Kathmandu, February 9

The Department of Transport Management (DoTM) has said that it will start affixing embossed number plates on two-wheelers from February 13.

Publishing a notice on Thursday, DoTM said that only two-wheelers registered in Bagmati Zone can instal the embossed number plate from next week. Two-wheeler owners should have cleared all government taxes and would have to pay Rs 2,500 to instal the digital number plates.

As per DoTM, almost one million two-wheelers have been registered in the Bagmati Zone alone so far.

Though DoTM has not set the deadline for two-wheelers to instal such digital number plates, it has urged them to affix embossed number plates as soon as possible. However, four-wheelers registered within Bagmati Zone will have to switch to embossed number plates from conventional analogue number plates currently in use within mid-April, 2019.

DoTM had begun installing embossed number plates on vehicles belonging to the government and diplomatic agencies on August 20 last year. Meanwhile, it also started distributing such digital number plates to private vehicles on the basis of provincial structure from the first week of November last year.

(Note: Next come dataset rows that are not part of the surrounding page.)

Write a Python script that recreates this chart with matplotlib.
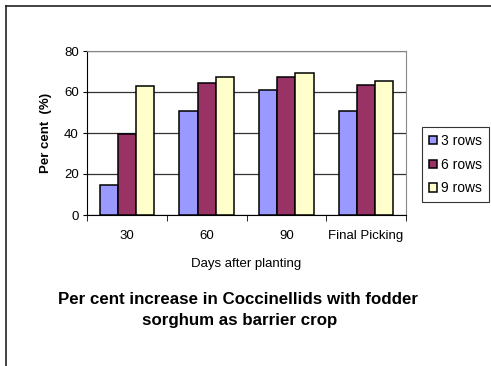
import matplotlib.pyplot as plt
import numpy as np

categories = ["30", "60", "90", "Final Picking"]
series_names = ["3 rows", "6 rows", "9 rows"]
rows3 = [14.8, 50.5, 61.0, 50.5]
rows6 = [39.5, 64.5, 67.5, 63.5]
rows9 = [62.7, 67.5, 69.2, 65.5]
colors = ["#9999FF", "#993366", "#FFFFCC"]

plt.rcParams["font.family"] = ["Liberation Sans", "DejaVu Sans"]

W, H = 491, 366
fig = plt.figure(figsize=(W / 100, H / 100), dpi=100)

# plot area in pixels: left 87, right 406, top 51, bottom 215
ax = fig.add_axes([87 / W, 1 - 215 / H, (406 - 87) / W, (215 - 51) / H])

x = np.arange(len(categories))
bw = 0.227
for i, vals in enumerate([rows3, rows6, rows9]):
    ax.bar(x + (i - 1) * bw, vals, bw, color=colors[i], edgecolor="black",
           linewidth=1.1, label=series_names[i], zorder=3)

ax.set_xlim(-0.5, len(categories) - 0.5)
ax.set_ylim(0, 80)
ax.set_yticks([0, 20, 40, 60, 80])
ax.yaxis.grid(True, color="#333333", linewidth=0.9, zorder=0)
ax.set_xticks(x)
ax.set_xticklabels(categories)
ax.set_xticks(np.arange(len(categories) + 1) - 0.5, minor=True)
ax.tick_params(axis="x", which="major", length=0, pad=11, labelsize=9.5)
ax.tick_params(axis="x", which="minor", length=4, color="black")
ax.tick_params(axis="y", length=3, labelsize=9.5, pad=3)
for s in ["top", "right"]:
    ax.spines[s].set_color("#888888")
for s in ["left", "bottom"]:
    ax.spines[s].set_color("black")

ax.set_ylabel("Per cent  (%)", fontsize=9.5, fontweight="bold")
ax.yaxis.label.set_va("center")
ax.yaxis.set_label_coords((46 - 87) / 319, 0.5)
ax.set_xlabel("Days after planting", fontsize=9.5)
ax.xaxis.label.set_va("center")
ax.xaxis.set_label_coords(0.5, (215 - 264) / 164)

leg = ax.legend(loc="upper left", bbox_to_anchor=(422 / W, 1 - 127 / H),
                bbox_transform=fig.transFigure, frameon=True, fancybox=False,
                fontsize=10, handlelength=0.55, handleheight=0.55,
                handletextpad=0.35, labelspacing=0.7, borderpad=0.5,
                borderaxespad=0)
leg.get_frame().set_edgecolor("black")
leg.get_frame().set_linewidth(0.8)

fig.text(238 / W, 1 - 300 / H, "Per cent increase in Coccinellids with fodder",
         ha="center", va="center", fontsize=12.2, fontweight="bold")
fig.text(240 / W, 1 - 321 / H, "sorghum as barrier crop",
         ha="center", va="center", fontsize=12.2, fontweight="bold")

# outer chart border (top and left visible)
fig.add_artist(plt.Line2D([6 / W, 1.0], [1 - 6 / H, 1 - 6 / H], color="#222222", linewidth=1.2))
fig.add_artist(plt.Line2D([6 / W, 6 / W], [0.0, 1 - 6 / H], color="#222222", linewidth=1.2))

fig.savefig("out.png", dpi=100)
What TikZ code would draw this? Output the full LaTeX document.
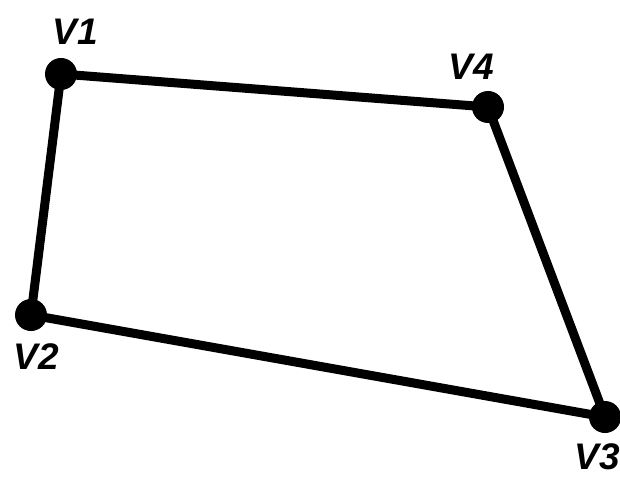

“We plan to substitute the current analogue number plates in vehicles to digital within the next two years. As such digital number plates on vehicles is a boon to the country’s transportation sector, all riders are urged to affix embossed number plates on their vehicles without delay,” said Rupnarayan Bhattarai, director general of DoTM.

DoTM has been charging Rs 2,900 for three-wheelers, Rs 3,200 for light four-wheelers and tractors, and Rs 3,600 for heavy vehicles for the embossed number plates.

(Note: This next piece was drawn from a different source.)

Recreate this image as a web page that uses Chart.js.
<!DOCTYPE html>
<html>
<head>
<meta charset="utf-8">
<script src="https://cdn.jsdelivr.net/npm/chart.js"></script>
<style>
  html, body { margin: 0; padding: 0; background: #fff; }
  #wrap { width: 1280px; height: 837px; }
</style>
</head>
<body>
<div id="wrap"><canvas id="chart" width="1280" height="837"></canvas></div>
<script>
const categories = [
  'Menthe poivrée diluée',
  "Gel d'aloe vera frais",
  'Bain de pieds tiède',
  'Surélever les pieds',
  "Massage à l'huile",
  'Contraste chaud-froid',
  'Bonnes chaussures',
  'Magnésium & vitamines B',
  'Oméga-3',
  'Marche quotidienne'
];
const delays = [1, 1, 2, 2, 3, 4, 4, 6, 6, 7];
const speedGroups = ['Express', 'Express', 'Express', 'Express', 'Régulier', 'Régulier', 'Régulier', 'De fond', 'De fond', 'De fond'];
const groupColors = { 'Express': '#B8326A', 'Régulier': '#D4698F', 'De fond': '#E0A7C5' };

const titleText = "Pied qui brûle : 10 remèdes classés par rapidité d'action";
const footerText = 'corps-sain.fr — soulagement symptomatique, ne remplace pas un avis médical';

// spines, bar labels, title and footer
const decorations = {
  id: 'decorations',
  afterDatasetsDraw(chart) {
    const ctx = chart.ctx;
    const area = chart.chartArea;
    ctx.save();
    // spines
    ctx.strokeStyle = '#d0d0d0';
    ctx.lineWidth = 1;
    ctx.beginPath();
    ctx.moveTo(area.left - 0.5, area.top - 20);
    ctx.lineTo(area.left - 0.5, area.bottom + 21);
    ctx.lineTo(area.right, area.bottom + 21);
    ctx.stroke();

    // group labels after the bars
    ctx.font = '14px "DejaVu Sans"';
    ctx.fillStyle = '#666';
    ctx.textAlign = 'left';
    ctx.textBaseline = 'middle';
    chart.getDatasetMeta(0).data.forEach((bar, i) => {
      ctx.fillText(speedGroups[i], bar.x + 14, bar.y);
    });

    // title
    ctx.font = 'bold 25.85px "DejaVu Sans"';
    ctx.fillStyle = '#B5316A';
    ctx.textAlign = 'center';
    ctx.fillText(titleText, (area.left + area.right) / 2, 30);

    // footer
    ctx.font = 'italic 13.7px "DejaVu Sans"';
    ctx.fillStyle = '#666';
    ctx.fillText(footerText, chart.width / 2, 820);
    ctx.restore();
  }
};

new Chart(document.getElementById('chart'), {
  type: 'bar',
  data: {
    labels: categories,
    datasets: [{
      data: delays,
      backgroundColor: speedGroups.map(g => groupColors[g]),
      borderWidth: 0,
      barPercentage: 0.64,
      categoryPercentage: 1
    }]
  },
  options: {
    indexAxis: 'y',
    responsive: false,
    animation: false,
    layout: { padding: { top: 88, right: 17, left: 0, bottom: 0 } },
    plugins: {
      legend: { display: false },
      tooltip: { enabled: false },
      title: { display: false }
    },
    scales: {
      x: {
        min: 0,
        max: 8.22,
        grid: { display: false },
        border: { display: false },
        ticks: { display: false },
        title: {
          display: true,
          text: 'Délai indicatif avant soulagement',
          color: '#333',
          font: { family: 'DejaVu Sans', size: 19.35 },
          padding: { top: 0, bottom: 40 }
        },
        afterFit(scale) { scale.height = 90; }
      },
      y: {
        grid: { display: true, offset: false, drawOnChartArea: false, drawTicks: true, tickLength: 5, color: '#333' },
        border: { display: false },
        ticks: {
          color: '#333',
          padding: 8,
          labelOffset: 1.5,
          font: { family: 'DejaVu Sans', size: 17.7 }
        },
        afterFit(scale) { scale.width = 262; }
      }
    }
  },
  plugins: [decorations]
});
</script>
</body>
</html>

As per DoTM, embossed number plates have been installed on almost 1,000 vehicles since the process was first started in August last year. However, it is yet to start the tracking system for the embossed-plated vehicles. Following the inability of the government to start tracking system for the embossed-plated vehicles, this digital number plating system in vehicles is yet to make a difference in the domestic transportation sector.

The chip-fitted embossed number plates are expected to help the government track vehicles, control vehicle thefts and check use of vehicles in criminal activities. In a bid to track embossed number-plated vehicles, the government plans to set up ‘tracking gates’, also called ‘sensor gates’, in different planned locations. However, construction works of such gates are yet to begin.